EXERCISE GOAL => It is required that the lines from the top of the listing through the line with "Sans Condensed', 'DejaVu" be reproduced exactly, excluding pictures.

RECORD LIST =>

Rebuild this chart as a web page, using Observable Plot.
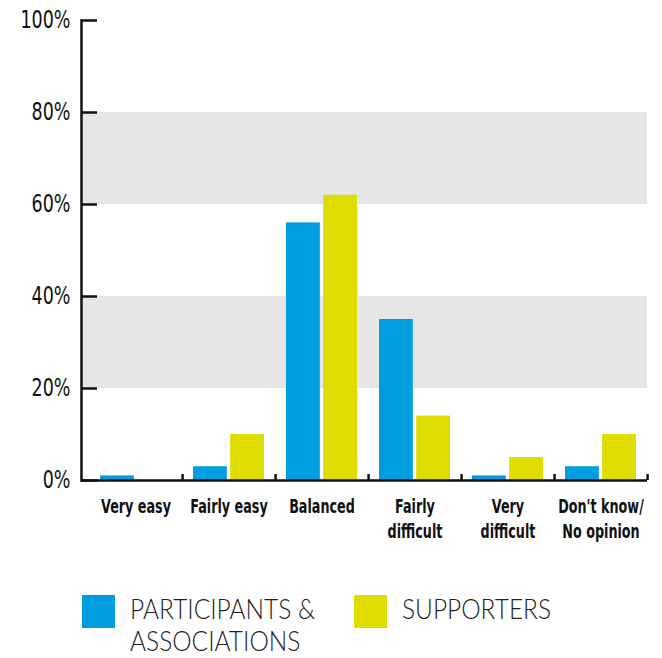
<!DOCTYPE html>
<html>
<head>
<meta charset="utf-8">
<script src="https://cdn.jsdelivr.net/npm/d3@7"></script>
<script src="https://cdn.jsdelivr.net/npm/@observablehq/plot@0.6"></script>
<style>
  html, body { margin: 0; padding: 0; background: #fff; }
  #chart { width: 662px; height: 555px; }
  .legend { position: relative; width: 662px; height: 103px; font-family: Lato, "DejaVu Sans", sans-serif; color: #222; overflow: hidden; }
  .item { position: absolute; top: 38px; display: flex; align-items: flex-start; }
  .sw { width: 33px; height: 33px; flex: none; margin-top: 2px; }
  .lbl { margin-left: 15px; font-size: 27px; line-height: 32px; height: 62px; font-weight: 300; white-space: pre; transform-origin: 0 0; }
</style>
</head>
<body>
<div id="chart"></div>
<script>
const categories = ["Very easy", "Fairly easy", "Balanced", "Fairly difficult", "Very difficult", "Don't know/No opinion"];
const categoryLabels = ["Very easy", "Fairly easy", "Balanced", "Fairly\ndifficult", "Very\ndifficult", "Don't know/\nNo opinion"];
const seriesNames = ["PARTICIPANTS & ASSOCIATIONS", "SUPPORTERS"];
const seriesLabels = ["PARTICIPANTS &\nASSOCIATIONS", "SUPPORTERS"];
const seriesColors = ["#009ddf", "#dfdc00"];
const participants = [1, 3, 56, 35, 1, 3];
const supporters = [0, 10, 62, 14, 5, 10];
const yTicks = [0, 20, 40, 60, 80, 100];
const bands = [{y1: 20, y2: 40}, {y1: 60, y2: 80}];

const pData = categories.map((c, i) => ({cat: c, value: participants[i]}));
const sData = categories.map((c, i) => ({cat: c, value: supporters[i]}));
const labelOf = new Map(categories.map((c, i) => [c, categoryLabels[i]]));

const W = 662, H = 555;
const bandW = (647 - 88) / categories.length;
const outer = 11, barW = 34;
const font = "'DejaVu Sans Condensed', 'DejaVu Sans', sans-serif";

const chart = Plot.plot({
  width: W,
  height: H,
  marginLeft: 81,
  marginRight: 15,
  marginTop: 20,
  marginBottom: H - 480,
  style: {fontFamily: font, color: "#111", background: "#fff"},
  x: {domain: categories, range: [88, 647], padding: 0, axis: null},
  y: {domain: [0, 100], axis: null},
  marks: [
    Plot.rectY(bands, {y1: "y1", y2: "y2", fill: "#e6e6e6"}),
    Plot.barY(pData, {x: "cat", y: "value", fill: seriesColors[0], insetLeft: outer, insetRight: bandW - outer - barW}),
    Plot.barY(sData, {x: "cat", y: "value", fill: seriesColors[1], insetLeft: bandW - outer - barW, insetRight: outer}),
    Plot.ruleY([0], {stroke: "#111", strokeWidth: 2.5}),
    Plot.frame({anchor: "left", stroke: "#111", strokeWidth: 2.5}),
    Plot.axisY({ticks: yTicks, tickSize: 16, dx: 16, tickFormat: () => "", stroke: "#111", strokeWidth: 2.5}),
    Plot.axisY({ticks: yTicks, tickSize: 0, tickPadding: 11, tickFormat: d => d + "%", fontSize: 24.7, fill: "#111", label: null}),
    Plot.axisX({ticks: categories, tickSize: 6, dy: -6, dx: bandW / 2, tickFormat: () => "", stroke: "#111", strokeWidth: 2.5, label: null}),
    Plot.axisX({ticks: categories, tickSize: 0, tickPadding: 15, tickFormat: d => labelOf.get(d), fontSize: 19, fontWeight: "bold", lineHeight: 1.32, fill: "#111", label: null})
  ]
});
document.getElementById("chart").appendChild(chart);

// Condense text horizontally to mimic a condensed typeface
function condense(selector, refText, targetWidth) {
  const texts = Array.from(chart.querySelectorAll(selector));
  const ref = texts.find(t => t.textContent === refText);
  if (!ref) return;
  const w = ref.getBBox().width;
  if (!w) return;
  const s = targetWidth / w;
  texts.forEach(t => {
    let tr = t.getAttribute("transform");
    if (!tr) {
      const x = t.getAttribute("x") || 0, y = t.getAttribute("y") || 0;
      t.removeAttribute("x"); t.removeAttribute("y");
      tr = `translate(${x},${y})`;
    }
    t.setAttribute("transform", tr + ` scale(${s},1)`);
  });
}
condense('g[aria-label="y-axis tick label"] text', "100%", 50);
condense('g[aria-label="x-axis tick label"] text', "Very easy", 70);

const legend = document.createElement("div");
legend.className = "legend";
const lefts = [82, 354];
seriesNames.forEach((name, i) => {
  const item = document.createElement("div");
  item.className = "item";
  item.style.left = lefts[i] + "px";
  item.title = name;
  const sw = document.createElement("div");
  sw.className = "sw";
  sw.style.background = seriesColors[i];
  const lbl = document.createElement("div");
  lbl.className = "lbl";
  lbl.textContent = seriesLabels[i];
  item.appendChild(sw);
  item.appendChild(lbl);
  legend.appendChild(item);
});
document.body.appendChild(legend);

// fit legend text width to reference proportions
const probe = document.createElement("span");
probe.style.cssText = "position:absolute;visibility:hidden;white-space:pre;font:300 27px Lato, 'DejaVu Sans', sans-serif";
probe.textContent = "PARTICIPANTS &";
document.body.appendChild(probe);
const ls = 185 / probe.getBoundingClientRect().width;
probe.remove();
legend.querySelectorAll(".lbl").forEach(l => { l.style.transform = `scaleX(${ls})`; });
</script>
</body>
</html>
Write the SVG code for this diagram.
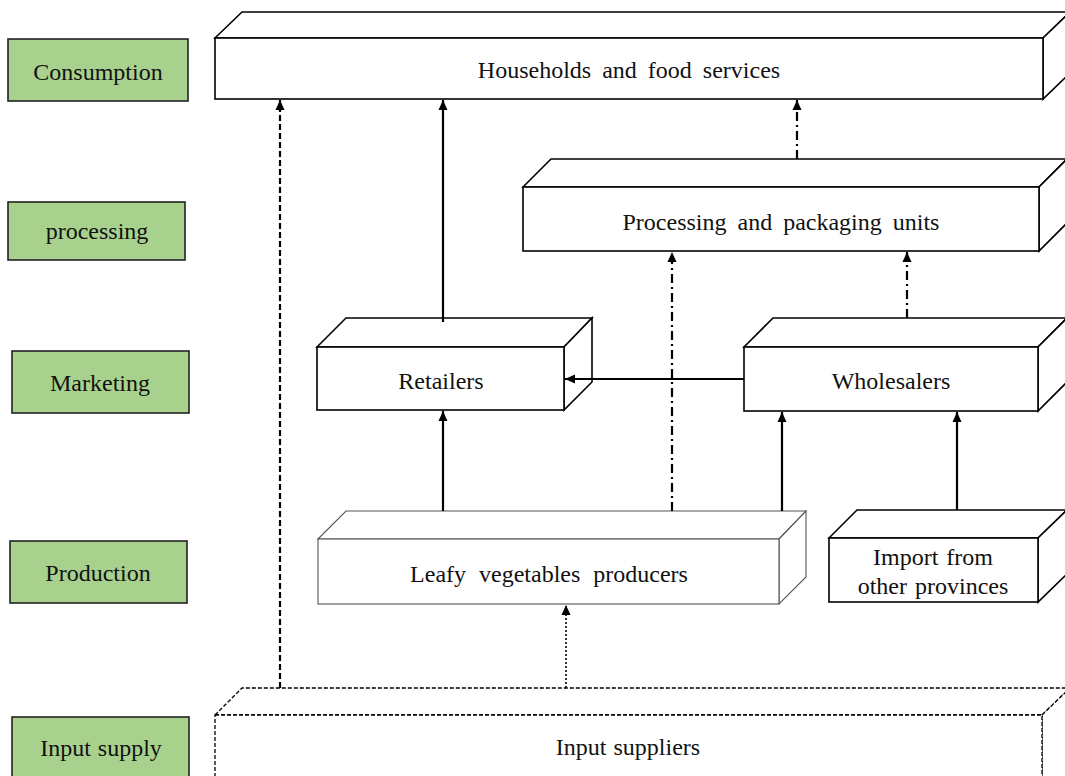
<svg xmlns="http://www.w3.org/2000/svg" width="1065" height="776" viewBox="0 0 1065 776">
<style>
.box{fill:#fff;stroke:#000;stroke-width:1.6;stroke-linejoin:miter}
.thin{fill:#fff;stroke:#555;stroke-width:1.1}
.dbox{fill:#fff;stroke:#000;stroke-width:1.3;stroke-dasharray:4 2}
.lab{fill:#a9d18e;stroke:#222;stroke-width:1.6}
.t{font-family:"Liberation Serif","Times New Roman",serif;font-size:24px;fill:#111;text-anchor:middle;word-spacing:5px}
.c{fill:none;stroke:#000;stroke-width:2.2}
.dash{stroke-dasharray:6 3}
.dot{stroke-dasharray:2 2;stroke-width:1.6}
.dd{stroke-dasharray:9 4 2 4}
</style>
<defs>
<marker id="ah" markerUnits="userSpaceOnUse" markerWidth="10" markerHeight="10" refX="10" refY="5" orient="auto">
<path d="M0,0.5 L10,5 L0,9.5 z" fill="#000"/>
</marker>
</defs>

<g id="stage-labels">
<g id="lab-consumption"><rect class="lab" x="8" y="39" width="180" height="62"/><text class="t" x="98" y="80">Consumption</text></g>
<g id="lab-processing"><rect class="lab" x="8" y="202" width="177" height="58"/><text class="t" x="97" y="239">processing</text></g>
<g id="lab-marketing"><rect class="lab" x="12" y="351" width="177" height="62"/><text class="t" x="100" y="391">Marketing</text></g>
<g id="lab-production"><rect class="lab" x="10" y="541" width="177" height="62"/><text class="t" x="98" y="581">Production</text></g>
<g id="lab-input"><rect class="lab" x="12" y="717" width="177" height="62"/><text class="t" x="101" y="756" style="word-spacing:1px">Input supply</text></g>
</g>

<g id="households">
<polygon class="box" points="215,38 242,12 1070,12 1043,38"/>
<polygon class="box" points="1043,38 1070,12 1070,73 1043,99"/>
<rect class="box" x="215" y="38" width="828" height="61"/>
<text class="t" x="629" y="78">Households and food services</text>
</g>

<g id="processing">
<polygon class="box" points="523,187 551,159 1067,159 1039,187"/>
<polygon class="box" points="1039,187 1067,159 1067,223 1039,251"/>
<rect class="box" x="523" y="187" width="516" height="64"/>
<text class="t" x="781" y="230">Processing and packaging units</text>
</g>

<g id="retailers">
<polygon class="box" points="317,347 346,318 592,318 564,347"/>
<polygon class="box" points="564,347 592,318 592,382 564,410"/>
<rect class="box" x="317" y="347" width="247" height="63"/>
<text class="t" x="441" y="389">Retailers</text>
</g>

<g id="wholesalers">
<polygon class="box" points="744,347 773,318 1067,318 1038,347"/>
<polygon class="box" points="1038,347 1067,318 1067,382 1038,411"/>
<rect class="box" x="744" y="347" width="294" height="64"/>
<text class="t" x="891" y="389">Wholesalers</text>
</g>

<g id="producers">
<polygon class="thin" points="318,539 346,511 806,511 779,539"/>
<polygon class="thin" points="779,539 806,511 806,577 779,604"/>
<rect class="thin" x="318" y="539" width="461" height="65"/>
<text class="t" x="549" y="582" style="word-spacing:7px">Leafy vegetables producers</text>
</g>

<g id="import">
<polygon class="box" points="829,538 857,510 1067,510 1038,538"/>
<polygon class="box" points="1038,538 1067,510 1067,574 1038,602"/>
<rect class="box" x="829" y="538" width="209" height="64"/>
<text class="t" x="933" y="565" style="word-spacing:2px">Import from</text>
<text class="t" x="933" y="594" style="word-spacing:2px">other provinces</text>
</g>

<g id="suppliers">
<polygon class="dbox" points="215,715 242,688 1070,688 1042,715"/>
<polygon class="dbox" points="1042,715 1070,688 1070,780 1042,790"/>
<rect class="dbox" x="215" y="715" width="827" height="80"/>
<text class="t" x="628" y="755" style="word-spacing:1px">Input suppliers</text>
</g>

<g id="connectors">
<line class="c dash" x1="280" y1="688" x2="280" y2="100" marker-end="url(#ah)"/>
<line class="c dot" x1="566" y1="688" x2="566" y2="605" marker-end="url(#ah)"/>
<line class="c" x1="443" y1="322" x2="443" y2="100" marker-end="url(#ah)"/>
<line class="c dd" x1="797" y1="159" x2="797" y2="100" marker-end="url(#ah)"/>
<line class="c" x1="443" y1="511" x2="443" y2="411" marker-end="url(#ah)"/>
<line class="c dd" x1="672" y1="511" x2="672" y2="252" marker-end="url(#ah)"/>
<line class="c" x1="782" y1="511" x2="782" y2="412" marker-end="url(#ah)"/>
<line class="c" x1="957" y1="510" x2="957" y2="412" marker-end="url(#ah)"/>
<line class="c dd" x1="907" y1="318" x2="907" y2="252" marker-end="url(#ah)"/>
<line class="c" x1="744" y1="379" x2="565" y2="379" marker-end="url(#ah)"/>
</g>
</svg>
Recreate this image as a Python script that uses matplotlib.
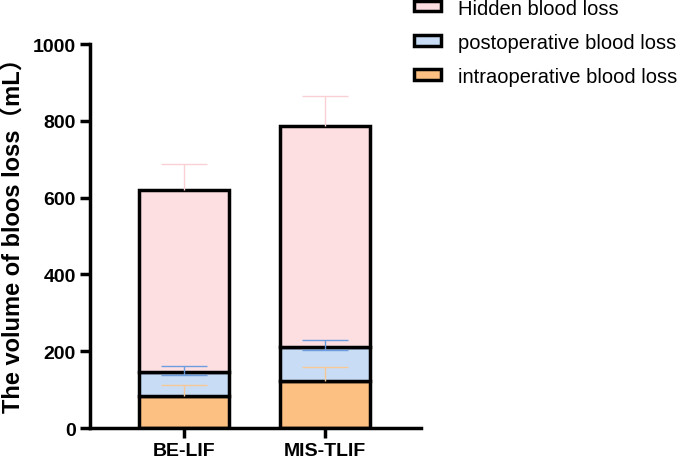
import numpy as np
import matplotlib
matplotlib.use("Agg")
import matplotlib.pyplot as plt
from matplotlib.patches import Patch

groups = ["BE-LIF", "MIS-TLIF"]

# segment heights (mL)
intra = [84, 122]
post = [61, 90]
hidden = [474, 575]

# error bars (upper part), postoperative also shows a short lower cap
intra_err = [27, 38]
post_err = [17, 17]
post_err_low = [6, 9]
hidden_err = [68, 78]

labels = ["intraoperative blood loss", "postoperative blood loss", "Hidden blood loss"]
fills = ["#fdc083", "#c8dcf5", "#fddfe2"]
err_cols = ["#f6c896", "#6b9de0", "#f9d0d4"]

plt.rcParams['font.family'] = ['Liberation Sans', 'Noto Sans CJK SC']

fig = plt.figure(figsize=(6.85, 4.64), dpi=100)
ax = fig.add_axes([0.1314, 0.0754, 0.4832, 0.8276])

x = np.arange(len(groups))
w = 0.64
cap = 0.165
intra = np.array(intra)
post = np.array(post)
hidden = np.array(hidden)

bottoms = [np.zeros(2), intra, intra + post]
heights = [intra, post, hidden]
for h, b, c in zip(heights, bottoms, fills):
    ax.bar(x, h, w, bottom=b, color=c, edgecolor="black", linewidth=2.5, zorder=2)

# error bars: stem up from each segment top plus a cap
tops = [intra, intra + post, intra + post + hidden]
errs = [intra_err, post_err, hidden_err]
for t, e, c in zip(tops, errs, err_cols):
    ax.vlines(x, t, t + np.array(e), color=c, linewidth=1.0, zorder=3)
    ax.hlines(t + np.array(e), x - cap, x + cap, color=c, linewidth=1.0, zorder=3)
# short lower cap for postoperative loss
ax.hlines(tops[1] - np.array(post_err_low), x - cap, x + cap, color=err_cols[1],
          linewidth=1.0, zorder=3)
ax.vlines(x, tops[1] - np.array(post_err_low), tops[1], color=err_cols[1],
          linewidth=1.0, zorder=3)

ax.set_xlim(-0.667, 1.681)
ax.set_ylim(0, 1000)
ax.set_yticks([0, 200, 400, 600, 800, 1000])
ax.set_xticks(x)
ax.set_xticklabels(groups)
for lbl in ax.get_xticklabels() + ax.get_yticklabels():
    lbl.set_fontweight("bold")
    lbl.set_fontsize(14)

ax.spines["top"].set_visible(False)
ax.spines["right"].set_visible(False)
ax.spines["left"].set_linewidth(2.5)
ax.spines["bottom"].set_linewidth(2.5)
ax.tick_params(width=2.5, length=7, pad=3)

ax.set_ylabel("The volume of bloos loss（mL）", fontsize=17, fontweight="bold", labelpad=6)
ax.yaxis.label.set_y(0.52)

handles = [Patch(facecolor=fills[i], edgecolor="black", linewidth=2.5, label=labels[i])
           for i in [2, 1, 0]]
fig.legend(handles=handles, loc="upper left", bbox_to_anchor=(0.578, 1.04),
           frameon=False, fontsize=14.5, handlelength=1.35, handleheight=0.4,
           handletextpad=0.85, labelspacing=0.75)

fig.savefig("out.png", dpi=100)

RIGHT ANSWER =>
Rebuild this chart as a web page, using Observable Plot.
<!DOCTYPE html>
<html>
<head>
<meta charset="utf-8">
<script src="https://cdn.jsdelivr.net/npm/d3@7"></script>
<script src="https://cdn.jsdelivr.net/npm/@observablehq/plot@0.6"></script>
<style>
  html, body { margin: 0; padding: 0; background: #fff; }
  #chart { width: 662px; height: 555px; }
  .legend { position: relative; width: 662px; height: 103px; font-family: Lato, "DejaVu Sans", sans-serif; color: #222; overflow: hidden; }
  .item { position: absolute; top: 38px; display: flex; align-items: flex-start; }
  .sw { width: 33px; height: 33px; flex: none; margin-top: 2px; }
  .lbl { margin-left: 15px; font-size: 27px; line-height: 32px; height: 62px; font-weight: 300; white-space: pre; transform-origin: 0 0; }
</style>
</head>
<body>
<div id="chart"></div>
<script>
const categories = ["Very easy", "Fairly easy", "Balanced", "Fairly difficult", "Very difficult", "Don't know/No opinion"];
const categoryLabels = ["Very easy", "Fairly easy", "Balanced", "Fairly\ndifficult", "Very\ndifficult", "Don't know/\nNo opinion"];
const seriesNames = ["PARTICIPANTS & ASSOCIATIONS", "SUPPORTERS"];
const seriesLabels = ["PARTICIPANTS &\nASSOCIATIONS", "SUPPORTERS"];
const seriesColors = ["#009ddf", "#dfdc00"];
const participants = [1, 3, 56, 35, 1, 3];
const supporters = [0, 10, 62, 14, 5, 10];
const yTicks = [0, 20, 40, 60, 80, 100];
const bands = [{y1: 20, y2: 40}, {y1: 60, y2: 80}];

const pData = categories.map((c, i) => ({cat: c, value: participants[i]}));
const sData = categories.map((c, i) => ({cat: c, value: supporters[i]}));
const labelOf = new Map(categories.map((c, i) => [c, categoryLabels[i]]));

const W = 662, H = 555;
const bandW = (647 - 88) / categories.length;
const outer = 11, barW = 34;
const font = "'DejaVu Sans Condensed', 'DejaVu Sans', sans-serif";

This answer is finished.